Common mistakes that delay ROI
- Automating broken approval chains instead of redesigning them.
- Treating data migration as a technical task rather than a business governance decision.
- Allowing each project or entity to define its own reporting logic.
- Over-customizing early instead of using workflow standardization to simplify operations.
- Ignoring document control, which later weakens auditability and dispute management.
- Launching dashboards before agreeing on KPI definitions and data ownership.
Where business ROI actually comes from in construction ERP modernization
Executive teams should evaluate ROI through control improvement and decision speed, not only through labor savings. In construction, value often comes from earlier detection of budget drift, tighter procurement discipline, fewer invoice exceptions, better subcontractor coordination, stronger cash forecasting, and reduced rework in administrative processes. When project managers, buyers, and finance teams work from the same transaction chain, the organization can identify exposure earlier and act before issues become margin erosion.
There is also strategic ROI in workflow standardization. Standard processes make acquisitions easier to integrate, simplify multi-company management, improve training consistency, and support governance across regions or business units. Over time, this creates a stronger foundation for business intelligence and AI-assisted ERP use cases such as anomaly detection in purchasing patterns, prioritization of approval bottlenecks, or predictive attention to delayed field updates. These capabilities only become credible when the underlying ERP data model is disciplined.
Future trends: what construction leaders should prepare for next
The next phase of construction ERP modernization will be less about adding more applications and more about improving decision quality across the enterprise. AI-assisted ERP will likely become more useful in exception handling, document classification, workflow recommendations, and management reporting. However, AI will not compensate for poor process design or fragmented master data. The organizations that benefit most will be those that first establish clean transaction flows, governed documents, and reliable project-financial alignment.

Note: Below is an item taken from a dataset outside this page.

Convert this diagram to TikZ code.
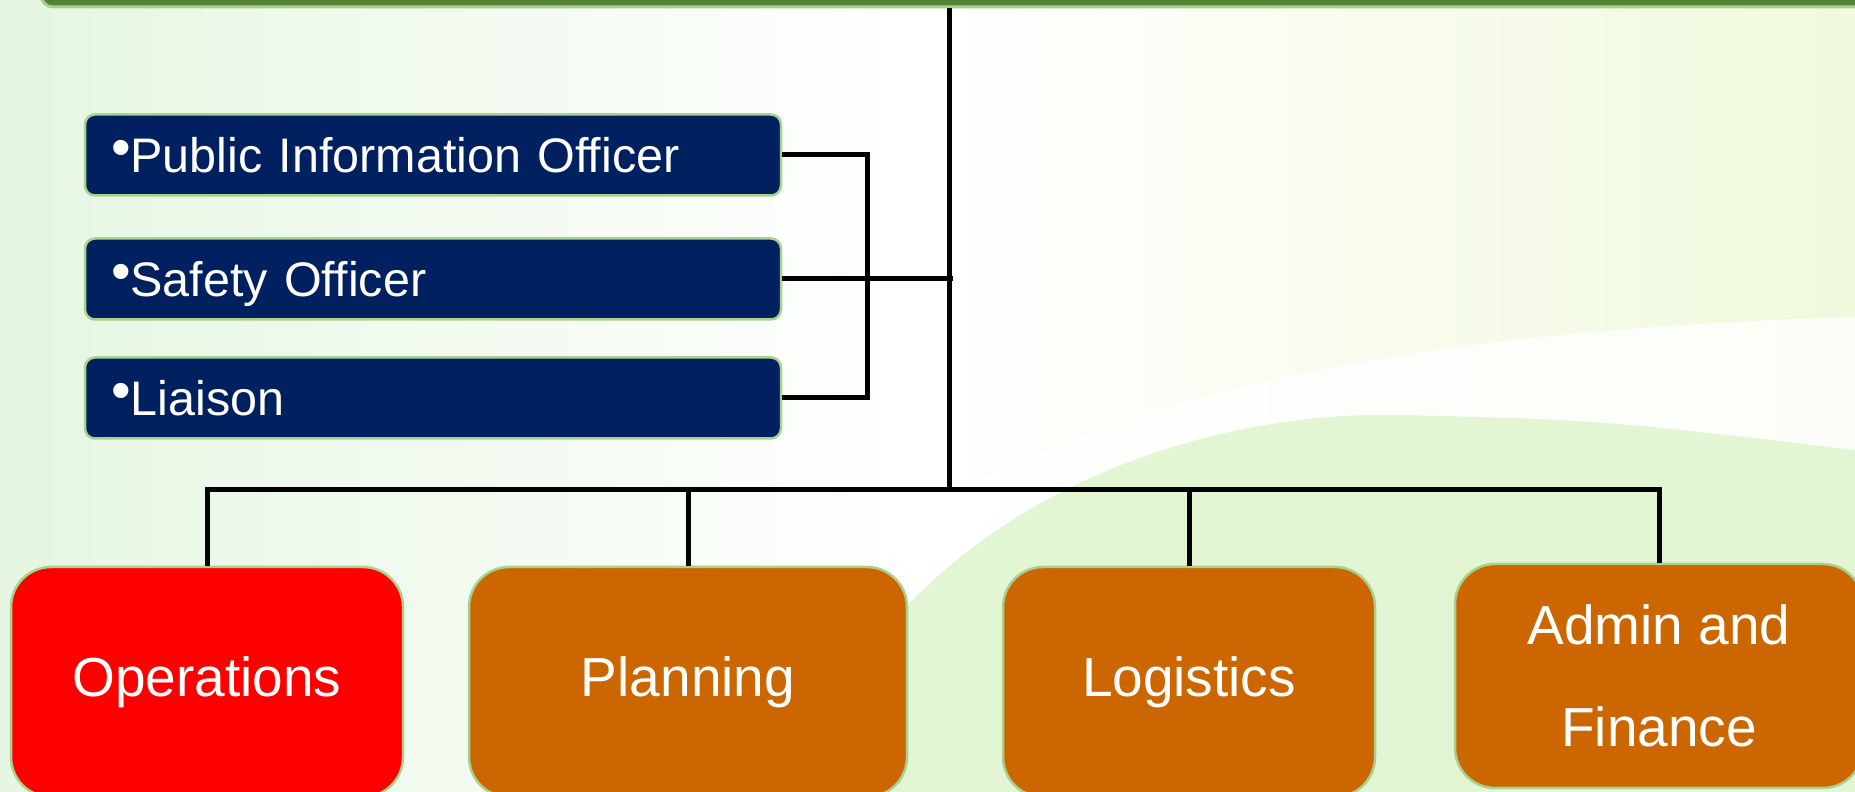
\documentclass[tikz,border=0pt]{standalone}
\usepackage{fontspec}
\setmainfont{Liberation Sans}
\usepackage{tikz}

\definecolor{navy}{HTML}{002060}
\definecolor{rust}{HTML}{CC6600}
\definecolor{edgegreen}{HTML}{A9D18E}
\definecolor{bargreen}{HTML}{548235}
\definecolor{bgleft}{HTML}{E6F6E2}
\definecolor{bgright}{HTML}{F0F9DC}
\definecolor{swoosh}{HTML}{E2F6D3}

\newcommand{\bul}{\raisebox{5.5pt}{\fontsize{56}{56}\selectfont •}}

\begin{document}
\begin{tikzpicture}[x=1pt, y=1pt, node distance=120pt,
    staff/.style={draw=edgegreen, line width=2.5pt, fill=navy, text=white, rounded corners=10pt,
        text width=644pt, inner xsep=26pt, inner ysep=0pt, minimum height=81pt, align=left,
        text height=35pt, text depth=0pt, font=\fontsize{48.5}{58}\selectfont},
    section/.style={draw=edgegreen, line width=2.5pt, fill=rust, text=white, rounded corners=40pt,
        minimum height=230pt, inner sep=0pt, align=center, font=\fontsize{55}{102}\selectfont},
    link/.style={line width=5pt}]
    \useasboundingbox (0,0) rectangle (1855,792);
    \clip (0,0) rectangle (1855,792);
    \shade[left color=bgleft, right color=bgright, middle color=white] (0,0) rectangle (1855,792);
    \fill[white, opacity=0.8] (680,0) .. controls (820,330) and (1200,455) .. (1855,475) -- (1855,0) -- cycle;
    \fill[swoosh] (790,0) .. controls (900,292) and (1200,382) .. (1400,377) .. controls (1600,372) .. (1855,342) -- (1855,0) -- cycle;

    \node[draw=edgegreen, line width=3pt, fill=bargreen, rounded corners=12pt, minimum width=1860pt, minimum height=70pt] (commander) at (971,820) {};

    \node[staff] (pio) at (433,637) {\bul Public Information Officer};
    \node[staff, below of=pio, node distance=124pt] (safety) {\bul Safety Officer};
    \node[staff, below of=safety, node distance=119pt] (liaison) {\bul Liaison};

    \node[section, fill=red, minimum width=392pt] (ops) at (207,110) {Operations};
    \node[section, minimum width=438pt, right of=ops, node distance=481pt] (plan) {Planning};
    \node[section, minimum width=372pt, right of=plan, node distance=501pt] (logi) {Logistics};
    \node[section, minimum width=408pt, minimum height=224pt, right of=logi, node distance=470pt, yshift=6pt] (admin) {Admin and\\Finance};

    \coordinate (bus) at (949,302);
    \coordinate (brk) at (867,0);

    \draw[link] (commander.south -| bus) -- (bus);
    \draw[link] (ops.north) -- (ops.north |- bus) -- (admin.north |- bus) -- (admin.north);
    \draw[link] (plan.north) -- (plan.north |- bus);
    \draw[link] (logi.north) -- (logi.north |- bus);
    \draw[link] (pio.east) -- (pio.east -| brk) -- (liaison.east -| brk) -- (liaison.east);
    \draw[link] (safety.east) -- ([xshift=4pt]safety.east -| bus);
\end{tikzpicture}
\end{document}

Another trend is the convergence of ERP, operational visibility, and managed cloud operations. As construction groups expand across entities and geographies, they need not only application functionality but also release discipline, security controls, backup strategy, observability, and operational resilience. This is why many partners and enterprise buyers increasingly evaluate ERP and cloud operating models together. A partner-enabled approach can be especially effective when implementation firms want to focus on business transformation while relying on a specialized provider such as SysGenPro for white-label platform operations and managed cloud support.
Executive Conclusion
Construction ERP modernization succeeds when leadership treats it as a control and coordination program, not a software event. The objective is to connect field operations, finance, and procurement so that project decisions are informed by timely data, governed workflows, and shared accountability. Odoo ERP can support this outcome when deployed with a clear enterprise architecture, phased implementation roadmap, disciplined master data management, and role-based governance.
For ERP partners, CIOs, enterprise architects, and implementation leaders, the practical recommendation is clear: start with the workflows that shape margin, cash, and delivery confidence; standardize before customizing; design integrations around business outcomes; and align cloud operations with governance requirements from the beginning. Modernization is not complete when the system goes live. It is complete when project teams, procurement, and finance trust the same operational truth and can act on it faster.